Back in late March of 2010, Rihanna and Bruno Mars were at the top of the Billboard charts, "The Hurt Locker" had just won the Oscar for best film, and Sony Music sold the rights to Michael Jackson’s music catalog. Also, the United States was spending almost $1 trillion more per year on healthcare than other developed nations, but for poorer health outcomes. Medical costs were skyrocketing, threatening to double premiums within just a few years. Almost two-thirds of bankruptcy filings in the country were due to medical debt, though most of those affected nonetheless had health insurance. And over 45 million Americans lacked any health insurance coverage whatsoever.
As the nation rehashes the pros and cons of Obamacare while the increasingly popular law takes wider effect and Republicans grasp for political straws, it’s important not just to note the effects that the Affordable Care Act is having today but the very real and urgent problems it addressed in the first place.
If Republicans want to get rid of Obamacare, they'll have to reckon with the alternative.
In 2009, while the Affordable Care Act was being debated, 14,000 Americans were losing their health insurance every day. If nothing changed, it was projected that 72 million Americans would lack health insurance by 2040. Insurance premiums were already rising three times faster than wages (and wages weren’t that great). And those of us who could still afford health insurance were carrying the load for those who could not — each of us paying a hidden $1,000 tax to cover the expensive emergency room care of the uninsured. These costs were unchecked and unregulated. And if they kept rising, not only would private insurance become even less affordable but Medicare and Medicaid costs would balloon at a significant cost to other government services. Healthcare costs were 18 percent of our GDP in 2009. Without action, they were expected to comprise 34 percent of our GDP by 2040.
As a community organizer in the summer of 2009, I traveled to rural congressional districts across the United States to try and understand the healthcare crisis and find ordinary Americans whose stories made the case for extraordinary reform. I met small-business owners who had to shut their doors because of runaway healthcare costs. I met young mothers with massive health problems and piles of healthcare bills almost as massive. I met retirees scared about their health and their savings. People from all walks of life, but facing the same monumental challenge.
The person who stuck with me most was Chris, a young father from Rolla, Mo. When we spoke, he was recently diagnosed with cancer and, even though he had insurance, he had over $16,000 in unpaid medical bills. Chris couldn’t afford to pay his own insurance and get coverage for his daughter and often thought about dropping his own coverage — and stopping his medical care — so he could protect his daughter. Chris tears up talking about what it means to not be able to care for his daughter. No father, no family should be put in that situation. But it’s precisely the crisis that millions of American families faced, or were threatened with facing, before Obamacare.
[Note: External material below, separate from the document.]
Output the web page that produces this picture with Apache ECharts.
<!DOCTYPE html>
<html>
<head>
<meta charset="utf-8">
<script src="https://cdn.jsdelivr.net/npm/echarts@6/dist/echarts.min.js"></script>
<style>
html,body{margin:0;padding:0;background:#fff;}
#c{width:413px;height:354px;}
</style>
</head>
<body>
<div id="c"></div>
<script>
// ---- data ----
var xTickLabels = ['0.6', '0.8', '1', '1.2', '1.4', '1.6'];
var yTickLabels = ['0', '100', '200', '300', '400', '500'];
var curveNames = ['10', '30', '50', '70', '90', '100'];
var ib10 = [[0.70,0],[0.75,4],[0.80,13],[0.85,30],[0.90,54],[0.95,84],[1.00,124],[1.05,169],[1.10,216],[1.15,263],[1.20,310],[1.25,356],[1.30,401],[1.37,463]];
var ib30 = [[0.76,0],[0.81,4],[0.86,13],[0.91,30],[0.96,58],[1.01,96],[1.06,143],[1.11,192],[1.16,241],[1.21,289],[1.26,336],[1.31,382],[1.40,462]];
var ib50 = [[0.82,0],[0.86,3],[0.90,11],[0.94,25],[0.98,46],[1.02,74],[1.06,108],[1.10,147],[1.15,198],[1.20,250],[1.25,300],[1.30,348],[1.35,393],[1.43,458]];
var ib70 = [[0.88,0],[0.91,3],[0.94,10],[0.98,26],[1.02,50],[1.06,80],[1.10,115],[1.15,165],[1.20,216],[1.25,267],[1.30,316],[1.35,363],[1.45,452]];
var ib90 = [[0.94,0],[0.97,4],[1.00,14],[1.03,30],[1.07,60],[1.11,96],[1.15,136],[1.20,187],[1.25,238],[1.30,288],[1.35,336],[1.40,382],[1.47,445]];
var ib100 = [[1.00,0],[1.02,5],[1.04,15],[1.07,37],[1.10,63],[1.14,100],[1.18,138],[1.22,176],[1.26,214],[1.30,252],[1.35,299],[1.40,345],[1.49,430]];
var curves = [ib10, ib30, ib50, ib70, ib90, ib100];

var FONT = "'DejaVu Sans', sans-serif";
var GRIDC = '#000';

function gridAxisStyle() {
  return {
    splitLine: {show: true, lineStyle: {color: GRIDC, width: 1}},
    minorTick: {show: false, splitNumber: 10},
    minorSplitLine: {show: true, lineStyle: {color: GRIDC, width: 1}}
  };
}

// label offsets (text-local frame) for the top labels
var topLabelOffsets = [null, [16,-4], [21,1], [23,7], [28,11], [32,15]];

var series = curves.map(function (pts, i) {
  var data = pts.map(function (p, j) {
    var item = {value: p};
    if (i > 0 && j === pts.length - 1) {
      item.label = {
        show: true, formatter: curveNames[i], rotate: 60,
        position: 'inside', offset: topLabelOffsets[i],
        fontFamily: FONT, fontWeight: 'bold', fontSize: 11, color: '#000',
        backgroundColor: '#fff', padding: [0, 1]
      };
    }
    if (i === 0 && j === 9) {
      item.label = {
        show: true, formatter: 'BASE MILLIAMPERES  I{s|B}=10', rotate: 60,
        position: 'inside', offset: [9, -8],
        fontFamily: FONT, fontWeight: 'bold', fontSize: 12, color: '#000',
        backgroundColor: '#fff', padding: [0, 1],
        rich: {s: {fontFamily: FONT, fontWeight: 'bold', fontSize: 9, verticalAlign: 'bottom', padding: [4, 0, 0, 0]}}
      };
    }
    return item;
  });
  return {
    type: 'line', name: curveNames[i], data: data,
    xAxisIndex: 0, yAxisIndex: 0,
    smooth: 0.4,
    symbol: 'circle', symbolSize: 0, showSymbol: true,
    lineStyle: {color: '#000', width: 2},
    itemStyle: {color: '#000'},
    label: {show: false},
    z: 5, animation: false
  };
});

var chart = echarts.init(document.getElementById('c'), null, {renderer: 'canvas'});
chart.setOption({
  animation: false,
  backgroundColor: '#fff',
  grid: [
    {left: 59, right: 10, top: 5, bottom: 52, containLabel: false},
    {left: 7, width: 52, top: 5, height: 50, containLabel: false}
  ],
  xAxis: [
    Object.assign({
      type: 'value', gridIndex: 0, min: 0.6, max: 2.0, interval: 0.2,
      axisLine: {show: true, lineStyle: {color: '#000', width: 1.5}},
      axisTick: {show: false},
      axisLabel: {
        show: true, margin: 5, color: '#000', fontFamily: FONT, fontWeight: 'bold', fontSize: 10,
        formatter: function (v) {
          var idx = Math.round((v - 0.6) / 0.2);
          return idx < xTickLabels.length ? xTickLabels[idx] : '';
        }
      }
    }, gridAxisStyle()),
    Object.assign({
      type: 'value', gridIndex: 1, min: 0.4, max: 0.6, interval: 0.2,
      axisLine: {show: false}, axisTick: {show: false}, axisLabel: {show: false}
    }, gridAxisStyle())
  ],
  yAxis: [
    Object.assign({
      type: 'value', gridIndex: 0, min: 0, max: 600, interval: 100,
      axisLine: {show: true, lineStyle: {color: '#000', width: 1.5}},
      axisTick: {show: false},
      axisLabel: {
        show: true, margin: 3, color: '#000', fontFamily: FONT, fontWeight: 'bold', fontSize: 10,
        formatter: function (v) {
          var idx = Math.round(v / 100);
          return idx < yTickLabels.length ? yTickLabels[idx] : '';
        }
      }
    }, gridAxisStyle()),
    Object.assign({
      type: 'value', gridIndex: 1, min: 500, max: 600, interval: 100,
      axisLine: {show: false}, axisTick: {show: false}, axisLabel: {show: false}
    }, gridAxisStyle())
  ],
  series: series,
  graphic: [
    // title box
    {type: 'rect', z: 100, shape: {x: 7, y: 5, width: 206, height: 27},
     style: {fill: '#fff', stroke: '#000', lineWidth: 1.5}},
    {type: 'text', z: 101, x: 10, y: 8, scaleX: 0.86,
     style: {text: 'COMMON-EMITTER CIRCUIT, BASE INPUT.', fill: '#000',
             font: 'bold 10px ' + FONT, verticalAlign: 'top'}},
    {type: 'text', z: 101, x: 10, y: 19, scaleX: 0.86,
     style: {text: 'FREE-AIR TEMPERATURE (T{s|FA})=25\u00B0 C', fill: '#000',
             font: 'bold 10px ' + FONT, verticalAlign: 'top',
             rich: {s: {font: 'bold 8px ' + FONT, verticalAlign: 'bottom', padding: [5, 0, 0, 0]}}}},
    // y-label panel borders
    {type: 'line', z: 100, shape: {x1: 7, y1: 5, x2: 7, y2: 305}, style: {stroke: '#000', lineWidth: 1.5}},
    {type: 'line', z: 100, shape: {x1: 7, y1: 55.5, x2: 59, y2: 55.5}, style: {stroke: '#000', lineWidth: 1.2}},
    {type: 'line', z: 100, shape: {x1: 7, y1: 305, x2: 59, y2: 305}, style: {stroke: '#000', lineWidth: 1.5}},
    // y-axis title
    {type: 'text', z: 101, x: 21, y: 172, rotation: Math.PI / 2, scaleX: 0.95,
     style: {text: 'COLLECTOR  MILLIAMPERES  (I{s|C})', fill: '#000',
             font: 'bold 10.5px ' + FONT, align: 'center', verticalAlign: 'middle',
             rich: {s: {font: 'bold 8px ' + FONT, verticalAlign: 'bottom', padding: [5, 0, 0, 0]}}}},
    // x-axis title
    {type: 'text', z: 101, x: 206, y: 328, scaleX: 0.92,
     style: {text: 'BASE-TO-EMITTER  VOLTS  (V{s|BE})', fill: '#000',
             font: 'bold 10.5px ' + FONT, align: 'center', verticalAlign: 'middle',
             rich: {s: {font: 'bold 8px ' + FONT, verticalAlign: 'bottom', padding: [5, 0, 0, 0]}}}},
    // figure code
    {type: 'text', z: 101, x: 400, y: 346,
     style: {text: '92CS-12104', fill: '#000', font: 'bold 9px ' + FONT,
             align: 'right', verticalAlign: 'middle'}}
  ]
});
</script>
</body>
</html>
The Affordable Care Act passed by Congress and the president may not be perfect. Complex solutions to complex problems are rarely perfect right from the outset, which is why it’s appropriate to take time with the law’s rollout. But the consequence of inaction would have plainly been disastrous. America was reeling from a healthcare crisis that was only about to get worse. Change was needed. Leadership was needed. Those who continue to complain about Obamacare mainly want to drag down the president, not participate in the constructive process of healing America’s healthcare crisis. After all, other than the individual mandate, which President Obama adopted in his reform law, Republicans have offered no other concrete policy alternative. Instead of participating in problem solving, apparently the only thing Republicans know how to construct is a partisan crisis.
Today, hundreds of millions of Americans already have more affordable and more reliable, quality healthcare thanks to Obamacare. And that was even before the main part of the law, the state-based health insurance exchange markets, took effect. Soon, millions more Americans — yes, myself included — will take advantage of an expanded, competitive private insurance market that offers more affordability and choice in coverage. The cost of insurance for all Americans will continue to go down while access to insurance and healthcare goes up. And while we will certainly still have inadequacies and inequalities in our healthcare system, the future of quality, affordable care in America will be brighter and nothing like the dark days of the past. In fact, the only thing that will be the same as in 2009 will be the broken record of Republican complaints and critiques.